Monday 12 August Think of me in the next few days, recording applications for the abolition of Rats & other Vermin (unspecified) in tenements, in a ‘neat, round, complacent hand’ – which reminds me of an authentic remark made by one of my father’s Egyptian Students in the days when Pa was Professor of English Law at the University of Cairo. The young man had been absent from his class for several days, & my father went up to him after the lecture and asked whether he’d been ill or anything. The young man looked woeful & said no, that he hadn’t been ill – but that his wife had died – but it was the idiom in which he announced this unhappy event which was so remarkable – because, darling, believe-it-or-not, he said – ‘The hand that rocked the cradle has kicked the bucket.’ My father has never really been the same since.

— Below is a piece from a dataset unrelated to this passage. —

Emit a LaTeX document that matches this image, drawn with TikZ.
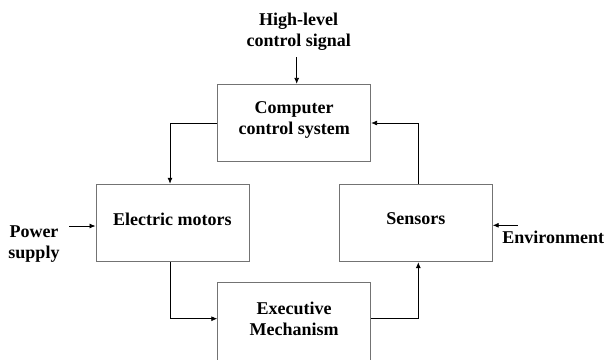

Listen, my love, (talk about trembling fingers) has it occurred to you that if you should become hurt or anything, on active service – I could only find out about it by reading the casualty lists in The Times or by casual report? I’m not being morbid – just provident – D’you think you could ask Basil to write to me, if your family were to hear that anything had happened to you?
What’s the good of saying to me that the question of your going abroad ‘probably won’t arise for months’. What are months? – Darling, I have resources of love to last me till eternity – and then there shall be new reserves in store – and you talk to me about months. If you spent every second of your time with me for the next seventy years, I should still be clucking at the end of it because you were going to leave me for an hour – and you talk to me about months. Oh! darling, don’t go overseas – at the thought my heart is turned to stone – I strike it & it hurts my hand.
Saturday 17 August Yesterday was quite Adventurous. I was just coming back from Haverstock Hill with Lionel – I’d been there to have a piece fitted onto the end of my gas-mask at the Town Hall – when the sirens went. We walked into a shelter in a leisurely way, sat down on one of the benches – and I did my knitting until the All Clear sounded an hour later. There was one girl in the shelter besides Lionel & me. Most people took no notice of the warning at all. I arrived very late for lunch with Jean – but she was quite happy, contemplating a heavy gold signet ring which one of her Air Commodores has just given her.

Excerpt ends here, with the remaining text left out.